Local involvement network

Agency overview
- Formed: April 2008
- Preceding agency: Commission for Patient and Public Involvement in Health;
- Dissolved: April 2013
- Annual budget: £84 million
- Parent department: National Health Service

= Local involvement network =

Local involvement networks (LINks) were launched by England's National Health Service in April 2008 following the Local Government and Public Involvement in Health Act 2007. They replaced the Commission for Patient and Public Involvement in Health (CPPIH) and patient and public involvement forums and existed in every local authority area with a responsibility for NHS health care and social services.

There were 151 LINks and the Government committed £84 million in funding to them until March 2011. They were abolished at the end of March 2013.

==About LINks==
LINks were supposed to ask people what they like and dislike about NHS care services and adult social care services and seek ideas from the public to help improve services. They explored specific issues of concern to the community by collecting feedback from local people. LINks could tell those who commission, provide and manage local services what the community thinks and work with commissioners and providers to improve, amend, reconfigure and supplement services. They also had the power to carry out visits to services to see them at work. They sometimes facilitated consultation on new or revised commissioning and provision of services.

LINks had the power to ask health and care commissioners for information about their services and expect a response within 20 days. They issued reports and made recommendations about services with the expectation of a response from commissioners. The power to enter certain services and view the care provided was called Enter & View. LINk members had to undergo training in order to carry out this power. LINks could also refer health & social care matters to the local council’s Overview and Scrutiny Committee if local service providers did not provide a satisfactory response.

There was no set structure for a LINk. Funding came from local councils, who were given money by the Department of Health to finance them. Each LINk was hosted by a "host organisation" of paid staff to set up and support the LINk. The host was accountable to the LINk. LINks were independent of the Government. An example of a host organisation is Voluntary Norfolk, the lead partner of a consortium selected as the host for Norfolk LINk.

Anyone wanting to have their say on how health and social care services are delivered in their area could become a member of a LINk. The principle was that "everyone's views matter", including individuals, such as carers, service users, community leaders, patient representatives, health and social care professionals (as long as any conflict of interest are appropriately handled or managed), organisations.

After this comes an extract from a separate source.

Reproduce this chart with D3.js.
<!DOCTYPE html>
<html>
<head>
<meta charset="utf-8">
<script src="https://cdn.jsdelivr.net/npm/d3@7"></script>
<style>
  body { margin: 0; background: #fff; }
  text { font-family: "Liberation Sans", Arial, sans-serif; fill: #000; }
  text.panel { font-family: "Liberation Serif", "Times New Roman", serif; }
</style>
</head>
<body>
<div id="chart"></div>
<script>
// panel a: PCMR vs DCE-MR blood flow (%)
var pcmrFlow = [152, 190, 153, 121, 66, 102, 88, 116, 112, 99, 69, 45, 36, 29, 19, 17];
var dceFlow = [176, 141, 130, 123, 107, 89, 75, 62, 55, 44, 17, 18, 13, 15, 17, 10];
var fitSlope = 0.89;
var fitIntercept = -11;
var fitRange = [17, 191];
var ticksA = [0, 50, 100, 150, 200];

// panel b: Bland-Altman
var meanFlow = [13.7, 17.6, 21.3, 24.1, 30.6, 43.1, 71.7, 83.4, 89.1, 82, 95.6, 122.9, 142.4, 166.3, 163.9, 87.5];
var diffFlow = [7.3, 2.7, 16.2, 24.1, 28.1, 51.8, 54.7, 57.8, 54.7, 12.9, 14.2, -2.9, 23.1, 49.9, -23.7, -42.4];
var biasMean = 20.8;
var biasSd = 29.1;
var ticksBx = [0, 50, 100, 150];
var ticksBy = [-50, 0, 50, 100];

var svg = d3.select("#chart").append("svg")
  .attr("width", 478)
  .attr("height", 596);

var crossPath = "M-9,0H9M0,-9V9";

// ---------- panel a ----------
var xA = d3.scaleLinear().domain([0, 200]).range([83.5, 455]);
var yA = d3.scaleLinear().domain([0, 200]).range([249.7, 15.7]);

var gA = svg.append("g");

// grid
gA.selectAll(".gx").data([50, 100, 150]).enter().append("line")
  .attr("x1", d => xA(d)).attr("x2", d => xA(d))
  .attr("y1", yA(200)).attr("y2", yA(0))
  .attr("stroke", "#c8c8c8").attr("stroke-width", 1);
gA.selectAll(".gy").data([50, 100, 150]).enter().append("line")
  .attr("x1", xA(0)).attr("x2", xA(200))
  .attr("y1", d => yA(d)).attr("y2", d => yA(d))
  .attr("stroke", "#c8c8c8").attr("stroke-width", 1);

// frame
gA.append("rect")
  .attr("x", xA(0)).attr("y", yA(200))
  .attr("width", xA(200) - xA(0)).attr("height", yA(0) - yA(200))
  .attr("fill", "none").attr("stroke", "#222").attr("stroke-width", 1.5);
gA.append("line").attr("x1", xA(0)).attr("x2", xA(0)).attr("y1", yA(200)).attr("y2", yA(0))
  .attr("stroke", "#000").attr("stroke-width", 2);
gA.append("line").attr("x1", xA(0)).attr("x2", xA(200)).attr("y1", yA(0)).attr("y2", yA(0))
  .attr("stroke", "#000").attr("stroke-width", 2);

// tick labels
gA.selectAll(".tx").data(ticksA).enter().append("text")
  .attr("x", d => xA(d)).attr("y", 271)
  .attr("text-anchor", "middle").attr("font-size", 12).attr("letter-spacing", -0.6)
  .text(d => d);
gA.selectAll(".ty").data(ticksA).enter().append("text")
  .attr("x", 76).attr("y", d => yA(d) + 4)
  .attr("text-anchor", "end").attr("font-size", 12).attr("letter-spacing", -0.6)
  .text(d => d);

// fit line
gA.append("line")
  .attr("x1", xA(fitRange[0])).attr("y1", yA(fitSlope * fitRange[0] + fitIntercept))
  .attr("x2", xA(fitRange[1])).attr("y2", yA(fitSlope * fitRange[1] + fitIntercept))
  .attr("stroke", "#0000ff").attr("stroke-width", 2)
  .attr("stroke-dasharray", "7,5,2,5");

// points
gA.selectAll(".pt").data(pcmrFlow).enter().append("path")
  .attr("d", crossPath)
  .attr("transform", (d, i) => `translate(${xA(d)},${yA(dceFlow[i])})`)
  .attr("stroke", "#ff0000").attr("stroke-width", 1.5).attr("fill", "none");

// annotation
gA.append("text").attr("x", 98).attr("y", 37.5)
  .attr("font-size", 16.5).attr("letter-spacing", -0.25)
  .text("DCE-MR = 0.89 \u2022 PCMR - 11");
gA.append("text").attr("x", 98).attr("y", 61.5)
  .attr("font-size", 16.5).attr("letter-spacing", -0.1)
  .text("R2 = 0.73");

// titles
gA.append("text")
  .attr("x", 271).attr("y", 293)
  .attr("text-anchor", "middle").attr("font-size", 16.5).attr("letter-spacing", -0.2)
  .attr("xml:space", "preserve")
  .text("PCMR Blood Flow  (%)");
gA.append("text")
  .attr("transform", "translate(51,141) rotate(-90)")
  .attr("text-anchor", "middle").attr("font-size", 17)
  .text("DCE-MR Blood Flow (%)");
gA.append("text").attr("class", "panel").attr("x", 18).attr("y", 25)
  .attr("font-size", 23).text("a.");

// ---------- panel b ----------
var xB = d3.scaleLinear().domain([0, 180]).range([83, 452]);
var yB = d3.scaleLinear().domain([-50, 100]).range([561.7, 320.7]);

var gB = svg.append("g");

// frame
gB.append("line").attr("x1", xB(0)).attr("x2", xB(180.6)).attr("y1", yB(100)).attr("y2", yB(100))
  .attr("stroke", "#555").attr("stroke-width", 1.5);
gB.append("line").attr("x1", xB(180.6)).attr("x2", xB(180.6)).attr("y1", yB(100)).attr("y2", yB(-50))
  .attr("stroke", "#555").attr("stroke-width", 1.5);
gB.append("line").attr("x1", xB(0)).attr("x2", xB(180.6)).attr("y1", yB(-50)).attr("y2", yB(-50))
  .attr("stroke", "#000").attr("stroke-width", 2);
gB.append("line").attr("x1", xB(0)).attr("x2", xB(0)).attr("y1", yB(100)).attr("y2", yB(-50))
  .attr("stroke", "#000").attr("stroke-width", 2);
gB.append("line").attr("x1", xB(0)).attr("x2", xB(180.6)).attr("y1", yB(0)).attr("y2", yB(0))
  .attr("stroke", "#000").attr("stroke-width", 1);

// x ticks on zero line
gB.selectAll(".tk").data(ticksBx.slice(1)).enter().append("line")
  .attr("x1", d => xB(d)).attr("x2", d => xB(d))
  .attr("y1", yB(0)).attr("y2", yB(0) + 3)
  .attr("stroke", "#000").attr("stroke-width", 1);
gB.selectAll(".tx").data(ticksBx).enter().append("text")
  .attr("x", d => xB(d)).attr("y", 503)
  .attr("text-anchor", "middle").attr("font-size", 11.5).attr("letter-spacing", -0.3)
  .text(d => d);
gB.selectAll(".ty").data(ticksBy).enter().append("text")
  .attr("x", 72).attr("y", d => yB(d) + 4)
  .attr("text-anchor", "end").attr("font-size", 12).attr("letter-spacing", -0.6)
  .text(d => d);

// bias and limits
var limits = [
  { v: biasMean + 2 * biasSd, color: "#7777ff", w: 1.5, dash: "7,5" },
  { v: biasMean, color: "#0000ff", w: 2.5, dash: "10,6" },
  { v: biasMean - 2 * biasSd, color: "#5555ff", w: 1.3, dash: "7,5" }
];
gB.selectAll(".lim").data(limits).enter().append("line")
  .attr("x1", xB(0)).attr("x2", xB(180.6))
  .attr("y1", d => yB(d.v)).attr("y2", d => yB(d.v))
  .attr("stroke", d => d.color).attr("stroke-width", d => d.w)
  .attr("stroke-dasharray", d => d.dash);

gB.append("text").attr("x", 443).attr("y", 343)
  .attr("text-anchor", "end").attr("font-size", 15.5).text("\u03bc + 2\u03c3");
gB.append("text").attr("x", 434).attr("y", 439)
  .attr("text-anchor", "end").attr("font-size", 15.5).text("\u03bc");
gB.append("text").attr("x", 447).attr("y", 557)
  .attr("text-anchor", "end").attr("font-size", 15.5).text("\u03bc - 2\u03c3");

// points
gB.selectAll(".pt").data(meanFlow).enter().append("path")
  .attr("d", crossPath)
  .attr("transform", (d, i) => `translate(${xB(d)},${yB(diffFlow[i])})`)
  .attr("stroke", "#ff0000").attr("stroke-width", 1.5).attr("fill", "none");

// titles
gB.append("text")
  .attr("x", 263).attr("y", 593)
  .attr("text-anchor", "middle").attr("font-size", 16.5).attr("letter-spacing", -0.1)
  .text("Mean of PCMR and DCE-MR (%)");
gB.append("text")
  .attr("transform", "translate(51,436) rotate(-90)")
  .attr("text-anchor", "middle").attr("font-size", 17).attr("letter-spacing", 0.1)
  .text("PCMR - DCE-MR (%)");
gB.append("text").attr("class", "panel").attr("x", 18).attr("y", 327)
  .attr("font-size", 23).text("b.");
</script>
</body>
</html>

Certain bodies could not be part of a LINk, these include National Health Service trusts, NHS foundation trusts, NHS primary care trusts and strategic health authorities.

LINks were intended to give people a range of ways to get involved, whether this just taking a few minutes to answer a survey or taking more time to train as a representative who visits services to see how they are run.

Norfolk LINk's work influencing how myalgic encephalomyelitis/chronic fatigue syndrome (ME/CFS) services are planned and delivered in Norfolk is an example of how LINks practice.

==Heathwatch==
In July 2010 the Government released a White Paper called Liberating the NHS. The White Paper proposed the abolition of LINks and the introduction of Local Healthwatch; this was included in the Health and Social Care Act 2012. The intention was to strengthen public influence and involvement in health and social care, as well as to remove the ambiguity of the then-current 'hosting' arrangements.

Originally scheduled for April 2012, but then delayed until April 2013, it was envisaged that local Healthwatch would build upon the existing functions of LINks to include the provision of information and advice to help people make choices about health and care services as well as the possibility of providing an advocacy service for people making a complaint using the NHS complaints process.

HealthWatch England was also set up as an independent arm of the Care Quality Commission, with a specific remit to represent at a national level people using health and social care services. Healthwatch England uses evidence from Local Healthwatch and from carrying out its own work to identify concerns and poorly-performing services. It is then able to recommend to Care Quality Commission that they investigate those services.